In the short term a continuation of the rather mild and unsettled weather is likely. However there are signs of a change taking place during the Christmas period. Computer models show high pressure building northwards, at least across the southern half of the UK. That pattern would lead to drier weather in southern and central regions but in the north it may remain unsettled as disturbances push in from the Atlantic.
Temperatures to a large extent will be dependent on where the high pressure becomes centred. If it remains to the south, a mild southwesterly flow is likely. If it centres over the UK, it could become chilly and frosty under calm conditions even though the air mass aloft remains a mild one. Another possible outcome is for the high pressure to build farther north and open the gate to colder upper level air from the north or the east.
The GEFS postage stamp chart below is for Friday 28th December. Each stamp represents one run of the computer model with the starting conditions tweaked to help account for uncertainty.
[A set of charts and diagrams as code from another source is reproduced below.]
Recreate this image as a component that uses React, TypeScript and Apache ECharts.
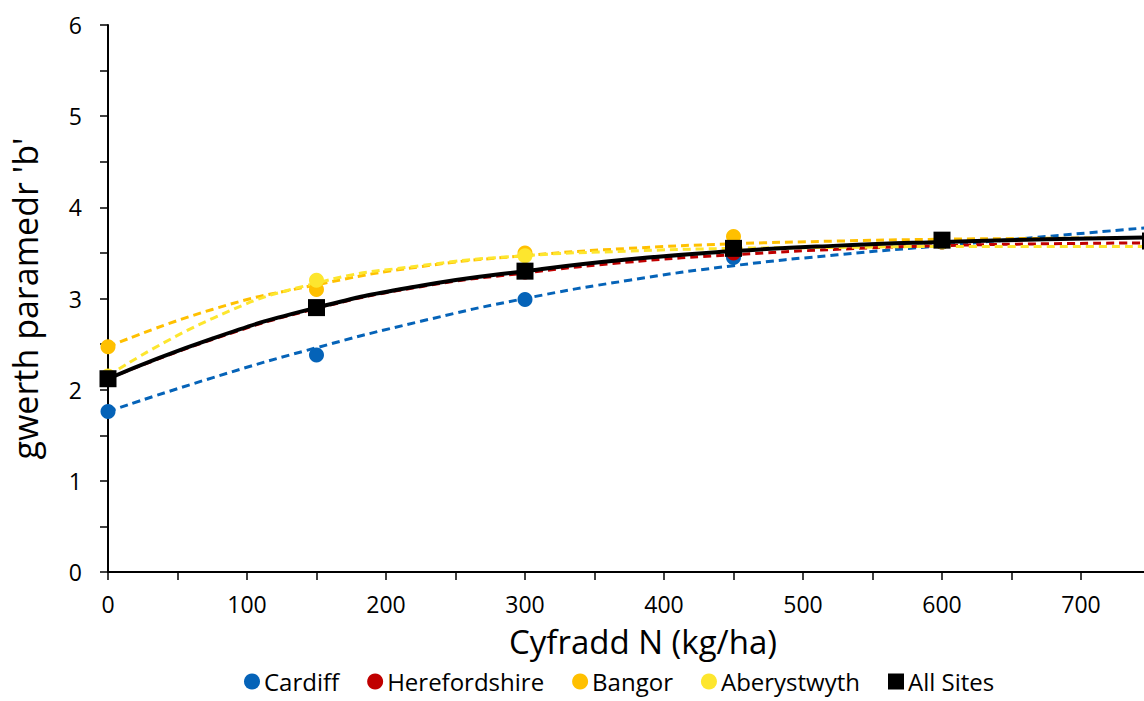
import React, { useEffect, useRef } from "react";
import * as echarts from "echarts";

const nRates = [0, 150, 300, 450, 600, 750];
const cardiff = [1.76, 2.38, 2.99, 3.45, 3.62, 3.6];
const herefordshire = [2.12, 2.9, 3.29, 3.5, 3.62, 3.61];
const bangor = [2.47, 3.1, 3.5, 3.68, 3.64, 3.6];
const aberystwyth = [2.15, 3.2, 3.47, 3.55, 3.62, 3.58];
const allSites = [2.12, 2.9, 3.3, 3.55, 3.64, 3.63];

const trendN = [0, 75, 150, 225, 300, 375, 450, 525, 600, 675, 750];
const cardiffTrend = [1.76, 2.13, 2.46, 2.75, 3.0, 3.2, 3.36, 3.48, 3.58, 3.68, 3.78];
const herefordshireTrend = [2.12, 2.55, 2.89, 3.13, 3.28, 3.4, 3.48, 3.54, 3.58, 3.6, 3.61];
const bangorTrend = [2.47, 2.88, 3.15, 3.35, 3.47, 3.55, 3.6, 3.63, 3.65, 3.66, 3.67];
const aberystwythTrend = [2.15, 2.78, 3.17, 3.36, 3.47, 3.52, 3.55, 3.56, 3.57, 3.57, 3.57];
const allSitesTrend = [2.12, 2.56, 2.9, 3.14, 3.3, 3.43, 3.52, 3.58, 3.62, 3.65, 3.67];

const xMax = 800;
const yMax = 6;

const names = ["Cardiff", "Herefordshire", "Bangor", "Aberystwyth", "All Sites"];
const colors = ["#0563B8", "#C00000", "#FFC000", "#FDE62E", "#000000"];
const FONT = "Open Sans";

const pairs = (xs: number[], ys: number[]) => xs.map((x, i) => [x, ys[i]]);

export default function App() {
  const ref = useRef<HTMLDivElement>(null);
  useEffect(() => {
    document.body.style.margin = "0";
    const chart = echarts.init(ref.current!, null, { renderer: "svg" });
    const pointSets = [cardiff, herefordshire, bangor, aberystwyth, allSites];
    const trendSets = [cardiffTrend, herefordshireTrend, bangorTrend, aberystwythTrend, allSitesTrend];
    const series: any[] = [];
    trendSets.forEach((t, i) => {
      const isAll = i === 4;
      series.push({
        name: names[i] + " trend",
        type: "line",
        data: pairs(trendN, t),
        smooth: true,
        showSymbol: false,
        symbol: "none",
        z: isAll ? 4 : 2,
        lineStyle: {
          color: colors[i],
          width: isAll ? 4 : 3,
          type: isAll ? "solid" : [8, 5],
        },
        silent: true,
      });
    });
    pointSets.forEach((p, i) => {
      const isAll = i === 4;
      series.push({
        name: names[i],
        type: "scatter",
        data: pairs(nRates, p),
        symbol: isAll ? "rect" : "circle",
        symbolSize: isAll ? 17 : 15,
        z: isAll ? 5 : 3,
        itemStyle: { color: colors[i], opacity: 1 },
      });
    });
    chart.setOption({
      animation: false,
      textStyle: { fontFamily: FONT },
      grid: { left: 108, right: 40, top: 25, bottom: 129, containLabel: false, outerBoundsMode: "none" },
      legend: {
        data: names.map((n, i) => ({ name: n, icon: i === 4 ? "rect" : "circle", itemStyle: { opacity: 1 } })),
        left: 244,
        top: 669,
        itemWidth: 16,
        itemHeight: 16,
        itemGap: 28,
        padding: 0,
        textStyle: { fontFamily: FONT, fontSize: 24, color: "#000", lineHeight: 25, padding: [0, 0, 0, -1] },
      },
      xAxis: {
        type: "value",
        min: 0,
        max: xMax,
        interval: 100,
        name: "Cyfradd N (kg/ha)",
        nameLocation: "middle",
        nameGap: 53,
        nameTextStyle: {
          fontFamily: FONT,
          fontSize: 33,
          color: "#000",
          verticalAlign: "top",
          padding: [0, 42, 0, 0],
        },
        axisLine: { show: true, onZero: false, lineStyle: { color: "#000", width: 2 } },
        axisTick: { show: true, length: 8, lineStyle: { color: "#000", width: 1.5 } },
        minorTick: { show: true, splitNumber: 2, length: 8, lineStyle: { color: "#000", width: 1.5 } },
        splitLine: { show: false },
        axisLabel: {
          fontFamily: FONT,
          fontSize: 23,
          color: "#000",
          margin: 20,
          formatter: (v: number) => (v >= xMax ? "" : String(v)),
        },
      },
      yAxis: {
        type: "value",
        min: 0,
        max: yMax,
        interval: 1,
        name: "gwerth paramedr 'b'",
        nameLocation: "middle",
        nameGap: 66,
        nameRotate: 90,
        nameTextStyle: { fontFamily: FONT, fontSize: 34, color: "#000" },
        axisLine: { show: true, lineStyle: { color: "#000", width: 2 } },
        axisTick: { show: true, length: 8, lineStyle: { color: "#000", width: 1.5 } },
        minorTick: { show: true, splitNumber: 2, length: 8, lineStyle: { color: "#000", width: 1.5 } },
        splitLine: { show: false },
        axisLabel: { fontFamily: FONT, fontSize: 23, color: "#000", margin: 26 },
      },
      series,
    });
    return () => chart.dispose();
  }, []);
  return (
    <div style={{ width: 1144, height: 701, overflow: "hidden", background: "#fff" }}>
      <div ref={ref} style={{ width: 1260, height: 701 }} />
    </div>
  );
}
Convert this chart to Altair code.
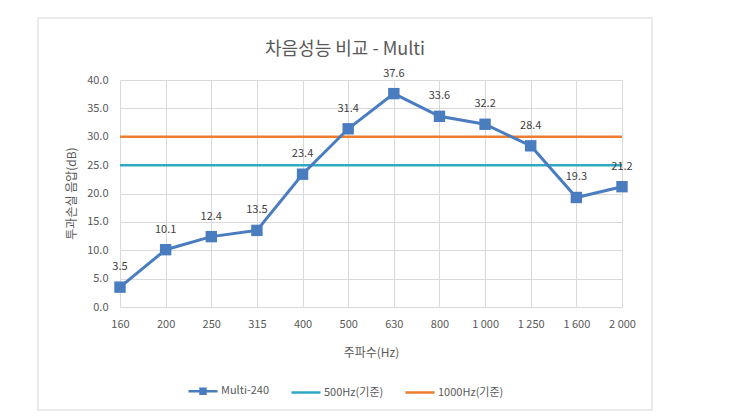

The majority of the runs show high pressure having an influence on the UK's weather, although there is still a low chance of unsettled weather winning out in the south and it increases the further north you head.
At the moment it does not look like high pressure will build far enough northwards to allow cold upper level air to move over the UK. Things could change due to the possibility of a Sudden Stratospheric Warming (SSW) event disrupting the circulation around the Northern Hemisphere, like the one last winter did.
The first half of December was mainly mild and green in much of the UK. In the short term it remains unsettled but high pressure could start to quieten things down during the Christmas period. That leads to the possibility of the frost risk increasing as it turns chillier under the high pressure area. However it is not certain and the predominantly mild theme may continue into the New Year.